Given problem.
Leaving out all pictures, please print only the lines from the one containing "Recreate this image" through the one containing "plot_h = plot_bot - plot_top".

Figure scripts.
>>>

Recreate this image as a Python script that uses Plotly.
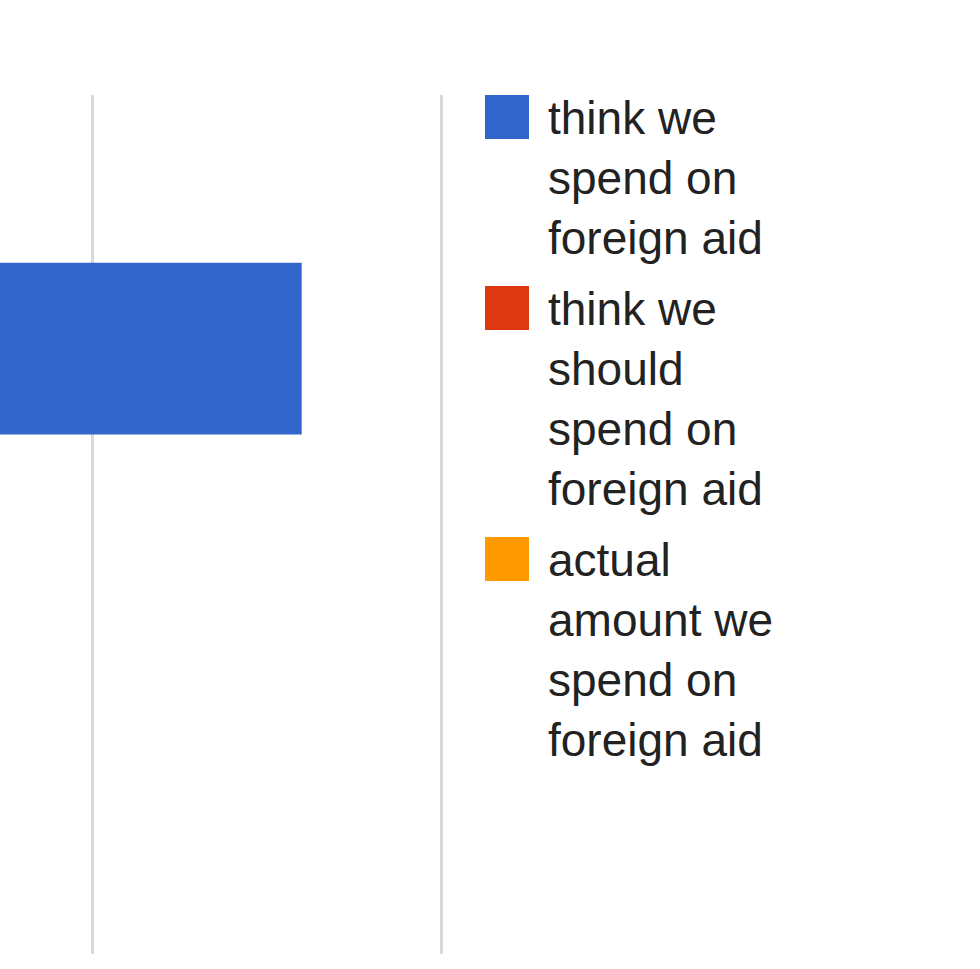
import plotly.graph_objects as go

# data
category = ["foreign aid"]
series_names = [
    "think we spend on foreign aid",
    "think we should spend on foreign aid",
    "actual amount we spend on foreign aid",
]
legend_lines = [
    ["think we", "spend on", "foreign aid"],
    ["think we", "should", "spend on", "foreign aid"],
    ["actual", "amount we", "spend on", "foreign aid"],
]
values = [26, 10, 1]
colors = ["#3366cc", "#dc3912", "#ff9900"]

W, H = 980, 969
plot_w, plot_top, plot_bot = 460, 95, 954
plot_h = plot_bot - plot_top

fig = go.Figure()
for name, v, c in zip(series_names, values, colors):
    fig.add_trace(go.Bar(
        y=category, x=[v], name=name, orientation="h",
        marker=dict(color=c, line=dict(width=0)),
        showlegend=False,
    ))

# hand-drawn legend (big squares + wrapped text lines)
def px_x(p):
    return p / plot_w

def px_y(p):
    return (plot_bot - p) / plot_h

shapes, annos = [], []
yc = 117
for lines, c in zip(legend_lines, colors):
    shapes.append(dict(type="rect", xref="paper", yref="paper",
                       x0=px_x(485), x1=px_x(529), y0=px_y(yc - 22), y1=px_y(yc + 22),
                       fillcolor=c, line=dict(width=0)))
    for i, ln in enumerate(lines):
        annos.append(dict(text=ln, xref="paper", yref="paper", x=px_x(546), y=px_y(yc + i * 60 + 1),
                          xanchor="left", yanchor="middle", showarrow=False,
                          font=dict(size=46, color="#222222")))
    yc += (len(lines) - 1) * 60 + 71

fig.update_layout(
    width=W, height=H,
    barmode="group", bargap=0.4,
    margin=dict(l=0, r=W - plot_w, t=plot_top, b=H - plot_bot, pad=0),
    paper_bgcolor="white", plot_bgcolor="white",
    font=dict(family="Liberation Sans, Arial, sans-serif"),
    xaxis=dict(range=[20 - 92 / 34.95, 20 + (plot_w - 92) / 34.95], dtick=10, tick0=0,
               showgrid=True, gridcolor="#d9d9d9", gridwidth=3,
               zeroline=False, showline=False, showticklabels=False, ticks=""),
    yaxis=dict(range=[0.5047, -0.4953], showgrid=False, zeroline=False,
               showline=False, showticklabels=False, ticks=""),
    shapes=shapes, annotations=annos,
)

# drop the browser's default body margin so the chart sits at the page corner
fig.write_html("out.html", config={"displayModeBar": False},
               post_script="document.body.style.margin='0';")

<<<
>>>

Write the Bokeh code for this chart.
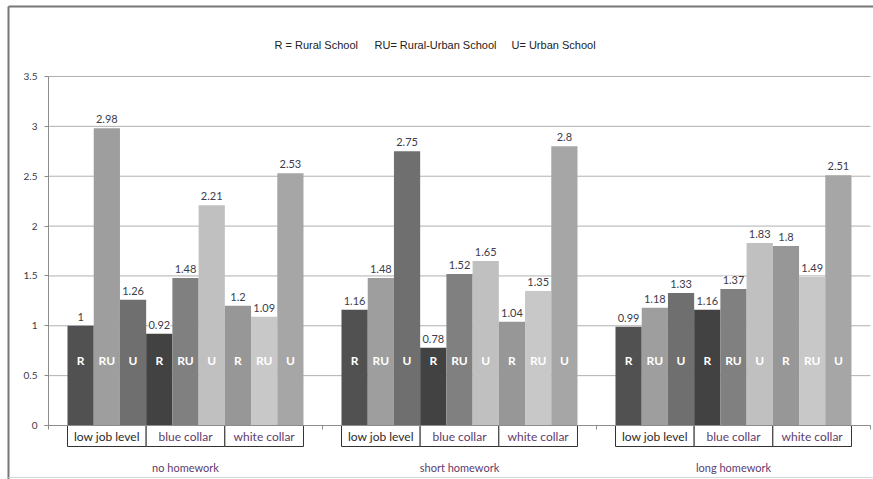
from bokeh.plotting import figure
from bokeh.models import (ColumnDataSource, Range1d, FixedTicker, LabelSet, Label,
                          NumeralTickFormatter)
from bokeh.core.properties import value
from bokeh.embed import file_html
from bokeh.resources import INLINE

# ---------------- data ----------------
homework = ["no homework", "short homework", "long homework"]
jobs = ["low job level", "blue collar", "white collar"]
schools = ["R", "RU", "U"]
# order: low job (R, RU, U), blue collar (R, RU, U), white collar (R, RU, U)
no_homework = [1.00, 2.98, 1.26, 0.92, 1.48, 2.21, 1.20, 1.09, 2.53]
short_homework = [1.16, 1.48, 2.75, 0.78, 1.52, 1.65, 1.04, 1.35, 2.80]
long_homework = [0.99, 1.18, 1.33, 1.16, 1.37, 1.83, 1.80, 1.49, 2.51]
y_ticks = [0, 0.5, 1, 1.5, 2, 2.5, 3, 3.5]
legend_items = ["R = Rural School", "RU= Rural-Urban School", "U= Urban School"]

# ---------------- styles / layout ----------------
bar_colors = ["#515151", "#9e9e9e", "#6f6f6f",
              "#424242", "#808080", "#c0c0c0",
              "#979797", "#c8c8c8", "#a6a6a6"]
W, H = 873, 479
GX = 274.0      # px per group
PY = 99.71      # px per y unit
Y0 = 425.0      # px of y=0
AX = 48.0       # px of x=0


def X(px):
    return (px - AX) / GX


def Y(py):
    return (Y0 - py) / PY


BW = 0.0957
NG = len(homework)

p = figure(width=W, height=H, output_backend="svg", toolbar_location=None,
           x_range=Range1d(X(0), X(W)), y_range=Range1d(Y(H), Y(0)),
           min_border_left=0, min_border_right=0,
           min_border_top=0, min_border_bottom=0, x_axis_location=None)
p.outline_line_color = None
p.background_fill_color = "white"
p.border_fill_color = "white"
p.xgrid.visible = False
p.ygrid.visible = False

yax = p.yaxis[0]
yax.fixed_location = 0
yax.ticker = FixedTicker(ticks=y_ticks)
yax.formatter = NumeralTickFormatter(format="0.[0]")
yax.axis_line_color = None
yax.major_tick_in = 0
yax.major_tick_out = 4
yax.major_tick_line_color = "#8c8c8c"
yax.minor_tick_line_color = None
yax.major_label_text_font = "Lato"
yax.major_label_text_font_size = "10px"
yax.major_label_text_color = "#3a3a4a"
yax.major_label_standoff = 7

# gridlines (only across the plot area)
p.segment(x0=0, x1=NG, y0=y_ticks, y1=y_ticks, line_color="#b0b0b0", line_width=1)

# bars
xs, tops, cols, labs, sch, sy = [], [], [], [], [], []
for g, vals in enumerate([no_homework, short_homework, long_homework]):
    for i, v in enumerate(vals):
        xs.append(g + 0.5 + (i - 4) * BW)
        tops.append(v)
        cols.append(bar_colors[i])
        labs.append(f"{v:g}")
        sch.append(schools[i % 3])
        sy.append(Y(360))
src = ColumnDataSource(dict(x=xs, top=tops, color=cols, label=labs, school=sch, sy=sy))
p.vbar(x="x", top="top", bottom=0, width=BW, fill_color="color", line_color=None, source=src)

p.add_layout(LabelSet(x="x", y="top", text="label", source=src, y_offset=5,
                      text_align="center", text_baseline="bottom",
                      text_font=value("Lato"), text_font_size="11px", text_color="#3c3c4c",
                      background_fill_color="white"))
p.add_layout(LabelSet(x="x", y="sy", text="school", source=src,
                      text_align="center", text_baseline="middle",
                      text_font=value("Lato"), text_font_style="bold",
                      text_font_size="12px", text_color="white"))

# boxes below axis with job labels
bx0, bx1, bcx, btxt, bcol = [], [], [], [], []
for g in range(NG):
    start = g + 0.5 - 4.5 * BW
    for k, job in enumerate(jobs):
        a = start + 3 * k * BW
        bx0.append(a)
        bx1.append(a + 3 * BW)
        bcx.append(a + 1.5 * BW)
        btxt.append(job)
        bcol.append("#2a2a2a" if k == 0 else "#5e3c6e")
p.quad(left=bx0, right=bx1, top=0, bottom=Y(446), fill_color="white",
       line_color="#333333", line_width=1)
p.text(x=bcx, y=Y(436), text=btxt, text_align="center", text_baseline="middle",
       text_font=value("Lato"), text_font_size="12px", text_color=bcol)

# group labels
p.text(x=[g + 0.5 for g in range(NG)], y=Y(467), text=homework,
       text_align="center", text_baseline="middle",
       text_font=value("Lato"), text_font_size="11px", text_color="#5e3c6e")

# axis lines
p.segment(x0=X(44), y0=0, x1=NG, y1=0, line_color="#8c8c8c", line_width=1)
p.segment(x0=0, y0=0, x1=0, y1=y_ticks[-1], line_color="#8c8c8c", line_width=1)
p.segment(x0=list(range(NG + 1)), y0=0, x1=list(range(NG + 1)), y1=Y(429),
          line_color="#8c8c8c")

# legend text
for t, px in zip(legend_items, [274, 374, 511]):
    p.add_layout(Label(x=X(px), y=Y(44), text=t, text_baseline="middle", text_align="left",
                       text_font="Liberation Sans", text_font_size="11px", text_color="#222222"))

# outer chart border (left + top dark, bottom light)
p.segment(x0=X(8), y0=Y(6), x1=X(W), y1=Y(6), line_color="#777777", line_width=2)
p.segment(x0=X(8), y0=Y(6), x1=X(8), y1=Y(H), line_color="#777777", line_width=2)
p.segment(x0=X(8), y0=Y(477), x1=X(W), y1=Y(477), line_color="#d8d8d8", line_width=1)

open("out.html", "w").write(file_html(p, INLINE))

<<<

Response to this task.
Recreate this image as a Python script that uses Plotly.
import plotly.graph_objects as go

# data
category = ["foreign aid"]
series_names = [
    "think we spend on foreign aid",
    "think we should spend on foreign aid",
    "actual amount we spend on foreign aid",
]
legend_lines = [
    ["think we", "spend on", "foreign aid"],
    ["think we", "should", "spend on", "foreign aid"],
    ["actual", "amount we", "spend on", "foreign aid"],
]
values = [26, 10, 1]
colors = ["#3366cc", "#dc3912", "#ff9900"]

W, H = 980, 969
plot_w, plot_top, plot_bot = 460, 95, 954
plot_h = plot_bot - plot_top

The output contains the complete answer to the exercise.